Sep 8, 2007
Sewer plant, other work underway at former Gilbert & Bennett site

Infrastructure work at the former Gilbert & Bennett wire mill site in Georgetown is progressing, and the expansion of the wastewater treatment plant is nearly complete.

Stephen Soler, president of Georgetown Land Development Co., which is redeveloping the site, recently gave an update on how work is going. His company is building a pedestrian-friendly village of mixed uses at the site.

The company got its state Department of Environmental Protection (DEP) permit, so the water line has been installed at the site, said Mr. Soler. The line has been tied in to the Georgetown sewer plant, which the company is expanding at its own cost to accommodate its development needs. Since only certain elements of the existing facility could be used, a new plant is being built. Once the work is done, Redding or, in actuality, its Water Pollution Control Commission’s enterprise fund, would acquire the plant and its new footprint, subject to negotiations between GLDC and Redding.

By about mid-September, said Mr. Soler, the plant will be at least at 125,000-gallons-per-day capacity (capacity is now at 75,000 gallons per day), and by the end of October, at its full capacity (of 245,000 gallons per day). Diagnostic tests will be run before the plant is turned over to Redding, said Mr. Soler, who estimated that could happen by the end of the year.

A phosphorous treatment system will be installed at the plant next month, once a changeover order has been signed, said Mr. Soler.

The system will cost about $165,000 and will reduce phosphorous emissions from the plant per the permit issued by the DEP, he said on Tuesday.

Vincent Giordano, a former Ridgefield resident, took the DEP to court last year over the discharge permit it approved for the Georgetown sewer plant. In February of this year, Mr. Giordano withdrew his appeal after GLDC agreed to install the phosphorous treatment system. Last week, Mr. Giordano contacted The Redding Pilot office questioning whether the system was in place.

Rich Regan, acting chair of the Water Pollution Control Commission, said the system “has been approved and we’re adhering to the requirements of the DEP.”

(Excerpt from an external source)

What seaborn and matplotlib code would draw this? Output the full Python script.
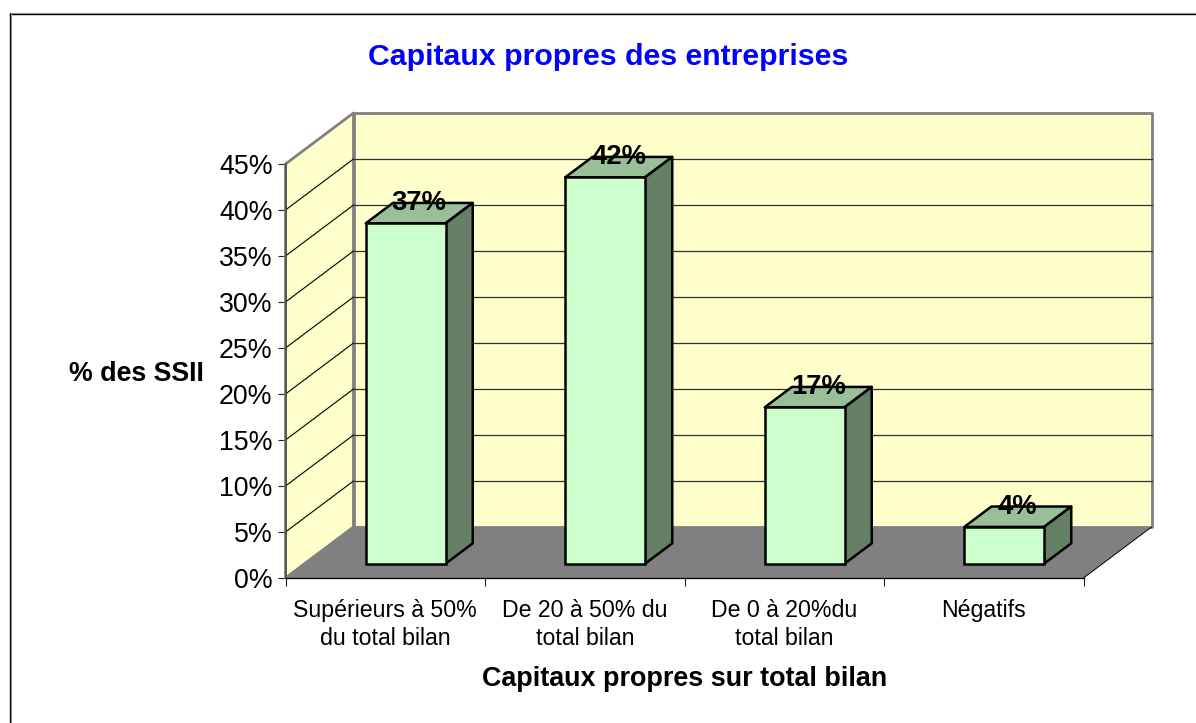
import matplotlib
matplotlib.use('Agg')
import matplotlib.pyplot as plt
from matplotlib.lines import Line2D
from matplotlib.patches import Polygon
from matplotlib.ticker import FixedLocator
import seaborn as sns

categories = ['Supérieurs à 50%\ndu total bilan', 'De 20 à 50% du\ntotal bilan', 'De 0 à 20%du\ntotal bilan', 'Négatifs']
values = [37, 42, 17, 4]
value_labels = ['37%', '42%', '17%', '4%']
y_ticks = [0, 5, 10, 15, 20, 25, 30, 35, 40, 45]
y_tick_labels = ['0%', '5%', '10%', '15%', '20%', '25%', '30%', '35%', '40%', '45%']

W, H = 1196, 723
# plot front plane in pixels
LEFT, RIGHT, BOTTOM, TOP = 285.5, 1083.5, 578, 164
# how far the back wall is pushed, in data units
DX = 68 / ((RIGHT - LEFT) / 4)
DY = 51 / ((BOTTOM - TOP) / 45)
BAR_FRONT_X = 0.30
BAR_FRONT_Y = 0.28
BAR_DEPTH = 0.40

sns.set_style('white')
plt.rcParams['font.family'] = ['Liberation Sans', 'DejaVu Sans']

fig = plt.figure(figsize=(W / 100, H / 100), dpi=100)
ax = fig.add_axes([LEFT / W, 1 - BOTTOM / H, (RIGHT - LEFT) / W, (BOTTOM - TOP) / H])

sns.barplot(x=categories, y=values, color='#CCFFCC', saturation=1, width=0.4, edgecolor='black',
            linewidth=1.8, zorder=4, ax=ax)
ax.set_xlim(-0.5, 3.5)
ax.set_ylim(0, 45)
ax.patch.set_visible(False)


def shape(points, color, edge='none', lw=0, zorder=1):
    ax.add_patch(Polygon(points, closed=True, facecolor=color, edgecolor=edge, linewidth=lw, zorder=zorder,
                         clip_on=False, joinstyle='round'))


x0, x1 = ax.get_xlim()
y0, y1 = ax.get_ylim()

# walls and floor
shape([(x0, y0), (x0 + DX, y0 + DY), (x0 + DX, y1 + DY), (x0, y1)], '#FFFFCC', '#808080', 2)
shape([(x0 + DX, y0 + DY), (x1 + DX, y0 + DY), (x1 + DX, y1 + DY), (x0 + DX, y1 + DY)], '#FFFFCC', '#808080', 2)
shape([(x0, y0), (x1, y0), (x1 + DX, y0 + DY), (x0 + DX, y0 + DY)], '#808080', zorder=1.5)
ax.plot([x1, x1 + DX], [y0, y0 + DY], color='black', lw=0.7, zorder=1.6, clip_on=False)

# gridlines
for t in y_ticks[1:-1]:
    ax.plot([x0, x0 + DX], [t, t + DY], color='black', lw=0.8, zorder=2, clip_on=False)
    ax.plot([x0 + DX, x1 + DX], [t + DY, t + DY], color='#303030', lw=0.9, zorder=2, clip_on=False)

# push the bars back and add the top and side faces
for bar, label in zip(ax.patches[:len(values)], value_labels):
    left = bar.get_x() + BAR_FRONT_X * DX
    bottom = BAR_FRONT_Y * DY
    w = bar.get_width()
    h = bar.get_height()
    bar.set_x(left)
    bar.set_y(bottom)
    bar.set_clip_on(False)
    d_x = BAR_DEPTH * DX
    d_y = BAR_DEPTH * DY
    shape([(left, bottom + h), (left + w, bottom + h), (left + w + d_x, bottom + h + d_y), (left + d_x, bottom + h + d_y)],
          '#99BF99', 'black', 1.8, zorder=3)
    shape([(left + w, bottom), (left + w + d_x, bottom + d_y), (left + w + d_x, bottom + h + d_y), (left + w, bottom + h)],
          '#668066', 'black', 1.8, zorder=3)
    ax.annotate(label, (left + w / 2 + d_x / 2, bottom + h + d_y / 2), xytext=(0, 7), textcoords='offset points',
                ha='center', va='center', fontsize=19.8, fontweight='bold', color='black', zorder=6,
                annotation_clip=False)

# axes
sns.despine(ax=ax, top=True, right=True)
ax.spines['left'].set_color('#505050')
ax.spines['left'].set_linewidth(1.2)
ax.spines['left'].set_zorder(5)
ax.spines['bottom'].set_color('black')
ax.spines['bottom'].set_linewidth(0.9)
ax.spines['bottom'].set_zorder(5)

ax.set_yticks(y_ticks)
ax.set_yticklabels(y_tick_labels, fontsize=19.3, color='black')
ax.tick_params(axis='y', left=True, length=5.8, width=0.8, color='#202020', pad=3.5)
ax.tick_params(axis='x', bottom=False, labelsize=16.7, labelcolor='black', pad=11.5)
ax.xaxis.set_minor_locator(FixedLocator([x0, x0 + 1, x0 + 2, x0 + 3, x1]))
ax.tick_params(axis='x', which='minor', bottom=True, length=6, width=0.8, color='#202020')
plt.setp(ax.get_xticklabels(), linespacing=1.3)

ax.set_xlabel('Capitaux propres sur total bilan', fontsize=19.4, fontweight='bold', color='black', va='center')
ax.xaxis.set_label_coords(0.5, -(679 - BOTTOM) / (BOTTOM - TOP))
ax.set_ylabel('% des SSII', fontsize=19.3, fontweight='bold', color='black', rotation=0, ha='center', va='center')
ax.yaxis.set_label_coords((136.5 - LEFT) / (RIGHT - LEFT), 0.5 - 3 / (BOTTOM - TOP))

fig.text(608 / W, 1 - 57 / H, 'Capitaux propres des entreprises', fontsize=21.75, fontweight='bold', color='#0000FF',
         ha='center', va='center')

# chart frame, only top and left are in the picture
fig.add_artist(Line2D([10 / W, 1], [1 - 13.5 / H, 1 - 13.5 / H], color='black', lw=1))
fig.add_artist(Line2D([10 / W, 1], [1 - 12.5 / H, 1 - 12.5 / H], color='#909090', lw=0.8))
fig.add_artist(Line2D([9.5 / W, 9.5 / W], [0, 1 - 13 / H], color='black', lw=1))
fig.add_artist(Line2D([10.5 / W, 10.5 / W], [0, 1 - 13 / H], color='#909090', lw=0.8))

fig.savefig('out.png', dpi=100)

Off-site roads have been approved by the state Department of Transportation (DOT), according to Mr. Soler, who said his company expects to file an encroachment permit in September. The Redding selectmen may be asked for a temporary closure on Portland Avenue in the vicinity of the veterinary hospital. “We are trying to do this over the winter, before we work in the state right-of-way,” said Mr. Soler. He added that firehouse traffic would not be hampered.

Other off-site work — on routes 57 and 107 — would be done in the spring, said Mr. Soler.

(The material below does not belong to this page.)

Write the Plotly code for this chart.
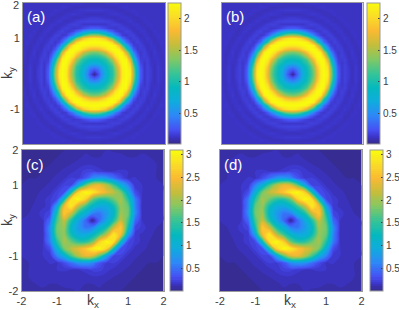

The “big issue,” he said, is the Remediation Action Plan approval. At a recent meeting on the plan, he said, the major comments were about dust and noise. He said his company will work closely with the state DEP and federal Environmental Protection Agency. Trucks will be on site to wet down material to keep dust down, and his company will try to keep the hours of construction work down, but he reminded people it will be a construction site.

The plan applies to the manufacturing area of the former wire mill facility north from Route 107 and to the southern parcel, south of Route 107 and home to the Georgetown sewer plant. It is designed to clean up the brownfield site and includes what will be done to remediate the buildings, soils and groundwater at the site.

Where there are areas of soil contamination, they will either be excavated or capped. The cap consists of a number of things, such as placing new buildings over the soil, or keeping existing buildings, or placing a liner system in between buildings to prevent any precipitation from contacting any of the soils.

Mr. Soler expects the remediation plan to be approved by the DEP in September. The length of the remediation process depends on the development of the site. The plan “kicks all else in gear,” said Mr. Soler.

He said his company is talking to a variety of tenants. The equipment has been ordered for the rail crossing.

Asked about any impact from the state of the subprime market, Mr. Soler said it has “dried up the ability of people to get jumbo mortgages, mortgages over $500,000.” He said there is talk jumbo mortgages will come back or Fannie Mae will come up with them.

Come September, he said, his company will have committed more than a $65-million investment into the project. “The good news,” he said, “is that we have a good project everybody likes.”

Upon further questioning, he said investors now want to see the infrastructure in place, including water and sewer. “No one wants to take a risk now,” he said. He later added that there is a “nervousness with state agencies and their oversight.”

Mr. Soler said his company will continue to provide the public with updates in its report, which it calls the Village Green. The first issue was recently inserted into The Redding Pilot.